We used to believe that if you were not injured, the leg extension is an acceptable exercise. However, recent studies have indicated that people who regularly performed leg extension exercises were actually more prone to athletic injuries than those who performed more functional exercise.

The leg extension machine causes the leg muscles to work in a predictable pattern of movement. Skiing does not happen in a predictable pattern of movement! Remember, training happens on a neurological basis.Do a search for the kinetic chain thread for details.

Some members of this forum have stated that they "safely" used the leg extension machine after having injured their ACL. But the question needs to be asked "Would they have injured it in the first place had they not used that machine?"

Maybe, maybe not. How much are you willing to gamble?
post #3 of 7
Good points are raised on both sides of this fence but I think the leg extension is being demonized a bit. I have used it both in rehab and now as part of my leg weight routine, though my use of it is greatly minimized due to mega time on the bike and increased use of the leg press machine (involving more "predictable" movements, as does bicycling, swimming, etc.). It IS a good idea to not lock at the "top" (extension) of the movement and to avoid - my opinion here - using heavy weights on this machine. Lighter weights, more reps (but no more than 15, I think) are in order.
I also focus on keeping the balancing muscles (hamstrings) strong with leg curls.

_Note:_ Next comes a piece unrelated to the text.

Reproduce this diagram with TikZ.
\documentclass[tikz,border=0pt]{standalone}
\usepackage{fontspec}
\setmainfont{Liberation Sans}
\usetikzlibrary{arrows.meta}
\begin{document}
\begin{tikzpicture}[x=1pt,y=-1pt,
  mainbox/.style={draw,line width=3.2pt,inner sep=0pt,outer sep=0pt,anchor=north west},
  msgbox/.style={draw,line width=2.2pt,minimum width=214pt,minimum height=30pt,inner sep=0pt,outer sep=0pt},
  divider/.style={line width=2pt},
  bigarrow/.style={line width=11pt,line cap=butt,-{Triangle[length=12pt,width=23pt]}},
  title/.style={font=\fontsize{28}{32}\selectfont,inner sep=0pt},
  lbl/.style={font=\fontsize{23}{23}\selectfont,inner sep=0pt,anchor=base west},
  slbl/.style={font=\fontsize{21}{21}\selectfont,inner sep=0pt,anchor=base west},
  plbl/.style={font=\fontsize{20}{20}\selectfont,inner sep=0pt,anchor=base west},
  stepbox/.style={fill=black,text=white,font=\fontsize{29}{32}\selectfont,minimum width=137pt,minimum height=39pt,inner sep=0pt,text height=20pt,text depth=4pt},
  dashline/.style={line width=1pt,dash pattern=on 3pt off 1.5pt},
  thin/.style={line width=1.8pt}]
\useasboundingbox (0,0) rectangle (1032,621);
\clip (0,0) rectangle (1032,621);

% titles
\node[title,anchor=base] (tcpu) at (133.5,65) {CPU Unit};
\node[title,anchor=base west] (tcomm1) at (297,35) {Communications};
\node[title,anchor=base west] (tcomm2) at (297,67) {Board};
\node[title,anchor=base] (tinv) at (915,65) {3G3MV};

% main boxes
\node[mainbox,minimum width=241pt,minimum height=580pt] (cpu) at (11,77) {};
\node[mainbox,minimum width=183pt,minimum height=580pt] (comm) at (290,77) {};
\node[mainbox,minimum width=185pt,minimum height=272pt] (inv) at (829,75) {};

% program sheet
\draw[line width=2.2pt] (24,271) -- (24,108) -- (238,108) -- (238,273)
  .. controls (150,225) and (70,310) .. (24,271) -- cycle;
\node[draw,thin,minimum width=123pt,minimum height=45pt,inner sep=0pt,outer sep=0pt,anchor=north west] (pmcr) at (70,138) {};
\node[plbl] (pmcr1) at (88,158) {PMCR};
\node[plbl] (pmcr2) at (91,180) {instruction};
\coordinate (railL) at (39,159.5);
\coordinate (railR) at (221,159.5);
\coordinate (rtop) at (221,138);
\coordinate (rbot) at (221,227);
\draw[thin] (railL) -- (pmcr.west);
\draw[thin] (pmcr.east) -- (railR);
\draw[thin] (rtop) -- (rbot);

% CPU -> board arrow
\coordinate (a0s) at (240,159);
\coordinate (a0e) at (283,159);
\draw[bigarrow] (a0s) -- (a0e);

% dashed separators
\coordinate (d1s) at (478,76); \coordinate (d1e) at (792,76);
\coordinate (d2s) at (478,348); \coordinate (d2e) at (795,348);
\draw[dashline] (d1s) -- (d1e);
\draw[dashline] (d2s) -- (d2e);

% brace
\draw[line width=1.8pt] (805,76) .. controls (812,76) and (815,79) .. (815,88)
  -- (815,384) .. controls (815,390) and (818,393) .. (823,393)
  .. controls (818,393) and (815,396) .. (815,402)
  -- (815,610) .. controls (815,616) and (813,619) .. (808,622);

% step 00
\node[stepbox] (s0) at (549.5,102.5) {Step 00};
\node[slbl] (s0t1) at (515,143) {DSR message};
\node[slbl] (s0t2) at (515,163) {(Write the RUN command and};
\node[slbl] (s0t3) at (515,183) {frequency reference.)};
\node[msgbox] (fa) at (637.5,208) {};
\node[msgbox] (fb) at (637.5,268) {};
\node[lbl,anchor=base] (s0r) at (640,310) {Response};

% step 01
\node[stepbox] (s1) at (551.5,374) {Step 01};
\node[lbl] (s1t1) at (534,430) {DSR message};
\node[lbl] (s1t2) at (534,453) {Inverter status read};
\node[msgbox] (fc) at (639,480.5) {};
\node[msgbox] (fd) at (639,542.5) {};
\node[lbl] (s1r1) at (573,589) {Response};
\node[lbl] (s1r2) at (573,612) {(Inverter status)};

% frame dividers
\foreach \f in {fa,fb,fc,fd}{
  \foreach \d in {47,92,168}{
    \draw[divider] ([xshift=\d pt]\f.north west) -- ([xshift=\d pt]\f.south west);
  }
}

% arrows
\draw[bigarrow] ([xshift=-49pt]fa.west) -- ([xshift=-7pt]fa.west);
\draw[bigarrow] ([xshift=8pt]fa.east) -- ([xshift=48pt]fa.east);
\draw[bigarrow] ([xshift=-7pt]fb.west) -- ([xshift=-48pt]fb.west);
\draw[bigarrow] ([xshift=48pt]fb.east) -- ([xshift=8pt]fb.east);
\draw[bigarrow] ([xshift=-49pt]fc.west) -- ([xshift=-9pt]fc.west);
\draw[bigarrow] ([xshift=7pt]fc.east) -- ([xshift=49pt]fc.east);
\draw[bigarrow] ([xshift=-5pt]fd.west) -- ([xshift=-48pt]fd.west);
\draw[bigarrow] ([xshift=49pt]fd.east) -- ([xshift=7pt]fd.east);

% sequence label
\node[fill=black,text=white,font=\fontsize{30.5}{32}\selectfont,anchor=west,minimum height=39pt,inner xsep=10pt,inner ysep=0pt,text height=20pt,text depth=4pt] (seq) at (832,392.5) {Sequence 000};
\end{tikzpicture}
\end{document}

If you're doubtful at all, hop on the bike and keep the reps at least 80-85 rpm. You'll work the quads and get an aerobic workout.

EDIT: ...notes...

notes 2

[ September 23, 2002, 10:23 AM: Message edited by: ryan ]
post #4 of 7
Thread Starter 
Good advice. I'll also check the "kinetic" thread. Thanks for your thoughts.
post #5 of 7
If you are squatting, you don't need to do any other upper leg exercises. Leg extensions are an isolation exercise that can potentially hinder your recovery and progress with squats.

A general weightlifting guideline is to stick with compound movements so you hit the entire body without taxing it with too many exercises


Bench Press
Shoulder Press
Chin ups
post #6 of 7
Thread Starter 

Even with the squats wouldn't some specific excercises for the hamstrings be advisable. Also how about some lunges, forward/back and side to side, with light weights?
post #7 of 7
Lunges, step ups and leg press are the main lower leg exercises that I do. With lunges, make sure that the knee does not extend out past the toes. I also ride the bike, jump rope for 3 sets of two minutes and do plyometrics to keep my agility going.